US, Japan to aid Pakistan

TOKYO: The U.S. and Japan pledged $1 billion each at an international donors' conference for Pakistan on Friday to help bolster the country's flagging economy and fight the war on terror.

Saudi Arabia pledged $700 million and the EU another $640 million.

Japanese Prime Minister Taro Aso said in a speech opening the one-day conference in Tokyo that the meeting was aimed at bolstering stability — in both Pakistan and neighboring Afghanistan — by providing infrastructure and economic support.

"Stability in border areas is a key and I want to stress that the international community supports comprehensive strategies by the two nations," he said.

Aso announced Thursday that Japan would provide up to $1 billion in aid to support Pakistan's economic reforms and its fight against terrorism, while the U.S. issued a statement Friday that it will give $1 billion.

Both countries will make their contributions over the next two years, and neither represented a dramatic change from their current pattern of donations. The EU and Saudi pledges were also for the next two years.

Pakistani President Asif Ali Zardari was hoping for as much as $6 billion in pledges, but the meeting's Japanese hosts said they expected the figure to be closer to $4 billion.

"There is a desire to help Pakistan," Zardari said. "But I feared, I still fear, that the understanding of the danger that Pakistan faces still does not register fully in the minds of the world."

"If we lose, you lose," he added. "If we lose, the world loses."

Japan stressed that the conference would try not to get too involved in issues more closely associated with Afghanistan, but noted a growing awareness that the two often overlap and can be hard to deal with separately.

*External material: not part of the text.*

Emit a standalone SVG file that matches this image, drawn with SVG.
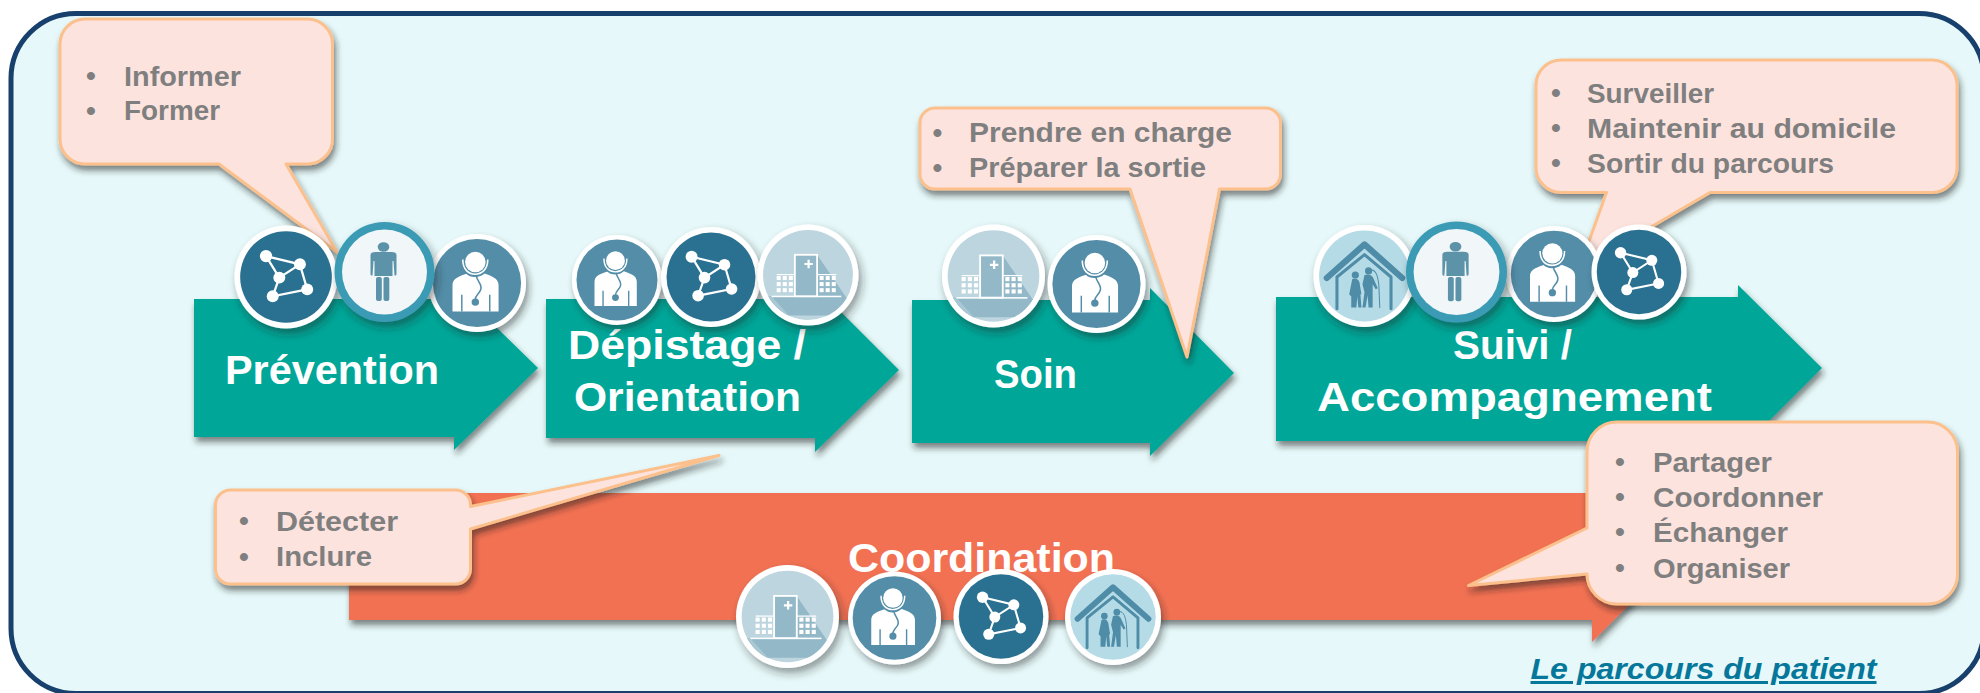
<svg xmlns="http://www.w3.org/2000/svg" width="1980" height="693" viewBox="0 0 1980 693">
<style>
.arrow{fill:#02A698;filter:url(#sh)}
.orange{fill:#F27153;filter:url(#sh)}
.call{fill:#FDE3DE;stroke:#FBC08C;stroke-width:3;stroke-linejoin:round;filter:url(#sh)}
.lab{font-family:"Liberation Sans",Arial,sans-serif;font-weight:700;font-size:40px;fill:#fff}
.t{font-family:"Liberation Sans",Arial,sans-serif;font-weight:700;font-size:28px;fill:#7F7F7F}
.b{font-family:"Liberation Sans",Arial,sans-serif;font-weight:700;font-size:28px;fill:#7F7F7F;text-anchor:middle}
.ic{filter:url(#sh2)}
</style>
<defs>
<filter id="sh" x="-10%" y="-10%" width="125%" height="130%"><feDropShadow dx="2" dy="5" stdDeviation="3" flood-color="#222" flood-opacity="0.55"/></filter>
<filter id="sh2" x="-25%" y="-25%" width="150%" height="150%"><feDropShadow dx="3" dy="5" stdDeviation="4" flood-color="#222" flood-opacity="0.45"/></filter>
<clipPath id="c45"><circle r="44.5"/></clipPath>
<g id="net">
<circle r="50" fill="#fff"/><circle r="44.5" fill="#2A7191"/>
<g stroke="#fff" stroke-width="2.200" fill="none"><path d="M-19.4-20.3L13.5-12.3L-6.5.6L-19.4-20.3M13.5-12.3L20.6 12L-12.9 18.7L-6.5.6"/></g>
<g fill="#fff"><circle cx="-19.4" cy="-20.3" r="6"/><circle cx="13.5" cy="-12.3" r="5.800"/><circle cx="-6.5" cy=".6" r="5.800"/><circle cx="20.6" cy="12" r="5.800"/><circle cx="-12.9" cy="18.7" r="5.800"/></g>
</g>
<g id="per">
<circle r="50" fill="#3A9AB4"/><circle r="42.500" fill="#F1F6F8"/>
<g fill="#5B93A8"><ellipse cx="-1" cy="-25" rx="5.8" ry="4.8"/>
<path d="M-14-17Q-14-20-9-20H7Q12-20 12-17V2Q12 4 10 3.500L9-11H8V4H-10V-11H-11L-12 3.500Q-14 4-14 2Z"/>
<rect x="-8.500" y="5" width="5.800" height="24" rx="2"/><rect x="-1" y="5" width="5.800" height="24" rx="2"/></g>
</g>
<g id="doc">
<circle r="50" fill="#fff"/><circle r="45" fill="#528DA8"/>
<path d="M-25 29V2C-25-5-18-7-9-10H7C15-7 22-5 22 2V29Z" fill="#fff"/>
<path d="M-15.500 12V29M13 12V29" stroke="#528DA8" stroke-width="1.500"/>
<path d="M-15-24C-15-11-8-7-2-7C4-7 12-11 12-24" fill="#528DA8" stroke="#528DA8" stroke-width="2"/>
<path d="M-14.500-24C-14.500-13-8-9-2-9C4-9 11-13 11-24" fill="none" stroke="#fff" stroke-width="1.600"/>
<circle cx="-1.700" cy="-21.500" r="10.500" fill="#fff"/>
<path d="M-1-8C0-2 5 1 4 6C3 11-2 12-1.700 17" fill="none" stroke="#528DA8" stroke-width="1.600"/>
<circle cx="-1.700" cy="19.500" r="3.800" fill="#528DA8"/>
</g>
<g id="win"><rect x="0" y="0" width="4" height="4"/><rect x="6" y="0" width="4" height="4"/><rect x="12" y="0" width="4" height="4"/><rect x="0" y="6" width="4" height="4"/><rect x="6" y="6" width="4" height="4"/><rect x="12" y="6" width="4" height="4"/><rect x="0" y="12" width="4" height="4"/><rect x="6" y="12" width="4" height="4"/><rect x="12" y="12" width="4" height="4"/></g>
<g id="hos">
<circle r="50" fill="#fff"/><circle r="44.5" fill="#BDD5DE"/>
<g clip-path="url(#c45)"><path d="M9-20L50 40H-50V21H9Z" fill="#93B8C8"/><path d="M-36 21L-10 50H-50V21Z" fill="#A9C8D4"/></g>
<g fill="#fff"><use href="#win" x="-31" y="1"/><use href="#win" x="11.500" y="1"/><rect x="-36" y="20.500" width="69" height="1.500"/>
<rect x="-31" y="-1" width="18" height="1.200"/><rect x="9" y="-1" width="19" height="1.200"/></g>
<rect x="-13" y="-20" width="22" height="41" fill="#93B8C8" stroke="#fff" stroke-width="1.800"/>
<path d="M-3.500-12h3v-3h2.200v3h3v2.200h-3v3h-2.200v-3h-3z" fill="#fff"/>
</g>
<g id="hou">
<circle r="50" fill="#fff"/><circle r="44.5" fill="#B5DBE6"/>
<g fill="none" stroke="#4F8CA8" stroke-linecap="round" stroke-linejoin="round">
<path d="M-37 2L0-31L37 2" stroke-width="6"/>
<path d="M-27 32V1L0-21L26 1V32" stroke-width="3"/>
<path d="M6-6C12-6 13 1 14 8L15 31" stroke-width="1"/>
</g>
<g fill="#4F8CA8"><circle cx="-9" cy="-1" r="3.500"/><circle cx="4" cy="-5" r="3.500"/>
<path d="M-12 3Q-7 1-5 6L-3 18H-4L-3 31H-6L-7 20L-8 31H-13V20L-15 18Z"/>
<path d="M0-1Q7-3 9 3L13 12L11 13L8 8L8 31H4L3 19L1 31H-2L0 16L-2 8Z"/></g>
</g>
</defs>

<g id="frame"><rect x="11" y="13.500" width="1973" height="680" rx="65" ry="65" fill="#E6F8F9" stroke="#17406D" stroke-width="5"/></g>

<g id="arrow-prevention"><path class="arrow" d="M194 299H454V286L538 368L454 450V437H194Z"/><text class="lab" x="225" y="384" textLength="214" lengthAdjust="spacingAndGlyphs">Prévention</text></g>
<g id="arrow-depistage"><path class="arrow" d="M546 299H815V286L899 370L815 452V438H546Z"/><text class="lab" x="568" y="359" textLength="238" lengthAdjust="spacingAndGlyphs">Dépistage /</text><text class="lab" x="574" y="411" textLength="227" lengthAdjust="spacingAndGlyphs">Orientation</text></g>
<g id="arrow-soin"><path class="arrow" d="M912 300H1150V288L1234 373L1150 456V443H912Z"/><text class="lab" x="994" y="388" textLength="83" lengthAdjust="spacingAndGlyphs">Soin</text></g>
<g id="arrow-suivi"><path class="arrow" d="M1276 297H1738V285L1822 368L1738 452V441H1276Z"/><text class="lab" x="1453" y="359" textLength="119" lengthAdjust="spacingAndGlyphs">Suivi /</text><text class="lab" x="1317" y="411" textLength="395" lengthAdjust="spacingAndGlyphs">Accompagnement</text></g>
<g id="arrow-coordination"><path class="orange" d="M349 493H1592V470L1678 556L1592 642V620H349Z"/><text class="lab" x="848" y="572" textLength="267" lengthAdjust="spacingAndGlyphs">Coordination</text></g>

<g id="callout-prevention"><path class="call" d="M85 19H307.500A25 25 0 0 1 332.500 44V139A25 25 0 0 1 307.500 164H286L337 252L219 164H85A25 25 0 0 1 60 139V44A25 25 0 0 1 85 19Z"/>
<text class="b" x="91" y="85">•</text><text class="t" x="124" y="86" textLength="117" lengthAdjust="spacingAndGlyphs">Informer</text>
<text class="b" x="91" y="120">•</text><text class="t" x="124" y="120" textLength="96" lengthAdjust="spacingAndGlyphs">Former</text></g>
<g id="callout-soin"><path class="call" d="M935 108H1265.500A15 15 0 0 1 1280.500 123V174A15 15 0 0 1 1265.500 189H1219.500L1187 357L1130 189H935A15 15 0 0 1 920 174V123A15 15 0 0 1 935 108Z"/>
<text class="b" x="937.500" y="142">•</text><text class="t" x="969" y="142" textLength="263" lengthAdjust="spacingAndGlyphs">Prendre en charge</text>
<text class="b" x="937.500" y="177">•</text><text class="t" x="969" y="177" textLength="237" lengthAdjust="spacingAndGlyphs">Préparer la sortie</text></g>
<g id="callout-suivi"><path class="call" d="M1561 60H1932A25 25 0 0 1 1957 85V167.500A25 25 0 0 1 1932 192.500H1710L1579 269L1606.500 192.500H1561A25 25 0 0 1 1536 167.500V85A25 25 0 0 1 1561 60Z"/>
<text class="b" x="1556" y="102">•</text><text class="t" x="1587" y="103" textLength="127" lengthAdjust="spacingAndGlyphs">Surveiller</text>
<text class="b" x="1556" y="137">•</text><text class="t" x="1587" y="138" textLength="309" lengthAdjust="spacingAndGlyphs">Maintenir au domicile</text>
<text class="b" x="1556" y="172">•</text><text class="t" x="1587" y="173" textLength="247" lengthAdjust="spacingAndGlyphs">Sortir du parcours</text></g>
<g id="callout-coordination"><path class="call" d="M1617 422H1927.500A30 30 0 0 1 1957.500 452V574A30 30 0 0 1 1927.500 604H1617A30 30 0 0 1 1587 574L1468.500 585.500L1587 528V452A30 30 0 0 1 1617 422Z"/>
<text class="b" x="1620" y="471">•</text><text class="t" x="1653" y="472" textLength="119" lengthAdjust="spacingAndGlyphs">Partager</text>
<text class="b" x="1620" y="506">•</text><text class="t" x="1653" y="507" textLength="170" lengthAdjust="spacingAndGlyphs">Coordonner</text>
<text class="b" x="1620" y="541">•</text><text class="t" x="1653" y="542" textLength="135" lengthAdjust="spacingAndGlyphs">Échanger</text>
<text class="b" x="1620" y="577">•</text><text class="t" x="1653" y="578" textLength="137" lengthAdjust="spacingAndGlyphs">Organiser</text></g>
<g id="callout-depistage"><path class="call" d="M230.500 490H455.500A15 15 0 0 1 470.500 505V506.500L719 455.500L470.500 529V569A15 15 0 0 1 455.500 584H230.500A15 15 0 0 1 215.500 569V505A15 15 0 0 1 230.500 490Z"/>
<text class="b" x="244" y="530">•</text><text class="t" x="276" y="531" textLength="122" lengthAdjust="spacingAndGlyphs">Détecter</text>
<text class="b" x="244" y="566">•</text><text class="t" x="276" y="566" textLength="96" lengthAdjust="spacingAndGlyphs">Inclure</text></g>

<g id="icons-prevention">
<use class="ic" href="#net" transform="translate(286 277) scale(1.03)"/>
<use class="ic" href="#doc" transform="translate(477 283) scale(.98)"/>
<use class="ic" href="#per" transform="translate(384.500 272)"/>
</g>
<g id="icons-depistage">
<use class="ic" href="#doc" transform="translate(617 280) scale(.9)"/>
<use class="ic" href="#net" transform="translate(711 277) scale(1)"/>
<use class="ic" href="#hos" transform="translate(808 275) scale(1.01)"/>
</g>
<g id="icons-soin">
<use class="ic" href="#hos" transform="translate(993.500 276) scale(1.03)"/>
<use class="ic" href="#doc" transform="translate(1096.500 284) scale(.98)"/>
</g>
<g id="icons-suivi">
<use class="ic" href="#hou" transform="translate(1364.500 276) scale(1.02)"/>
<use class="ic" href="#doc" transform="translate(1554 274) scale(.96)"/>
<use class="ic" href="#per" transform="translate(1456.500 272) scale(1.01)"/>
<use class="ic" href="#net" transform="translate(1639 272) scale(.95)"/>
</g>
<g id="icons-coordination">
<use class="ic" href="#hos" transform="translate(787.500 616.500) scale(1.03)"/>
<use class="ic" href="#doc" transform="translate(894.500 618) scale(.93)"/>
<use class="ic" href="#net" transform="translate(1001 616.500) scale(.95)"/>
<use class="ic" href="#hou" transform="translate(1113 617) scale(.96)"/>
</g>

<g id="caption"><text x="1530.500" y="679" font-family="'Liberation Sans',Arial,sans-serif" font-weight="700" font-style="italic" font-size="30" fill="#04779B" text-decoration="underline" textLength="346" lengthAdjust="spacingAndGlyphs">Le parcours du patient</text></g>
</svg>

"Presidential elections in August in Afghanistan should be carried out smoothly, freely and fairly. This is vital for stability in Afghanistan, and the international community needs to support it," Aso said. "Japan supports the elections and will give assistance, including paying the salaries for 80,000 Afghan police for a half year."

The conference, supported by the World Bank, was attended by about 25 countries and 16 international organizations.

Japan provided Pakistan with 48 billion yen ($480 million) in development assistance in 2008.

The U.S. contribution was seen as a down payment that will go toward Washington's previously announced plans to give Pakistan $1.5 billion in aid each year for the next five years. Separately, a $7.6 billion bailout has been granted by the International Monetary Fund to avert the country's most recent balance-of-payments crisis.

As part of the IMF deal, Pakistan has been asked to reduce its fiscal deficit and to tighten its monetary policy.

Pakistan's leaders have said they do not want the international community to "micromanage" its economy.

But the central bank forecast this month that economic growth for the year through June will slump to between 2.5 percent and 3.5 percent, far below the 5.5 percent the government had projected — and too slow to create enough jobs for its fast-growing population of about 170 million people.

In response, the government has had to slash its development budget but is resisting calls to tax the narrow landowning elite that dominates its politics. Industry is also hampered by severe power shortages that are not expected to ease until next year at the earliest.

Economic improvement in Pakistan is seen as a key not only to preventing the expansion of poverty, but also to slowing the growth of terrorism, which depends on the poor to fill its ranks.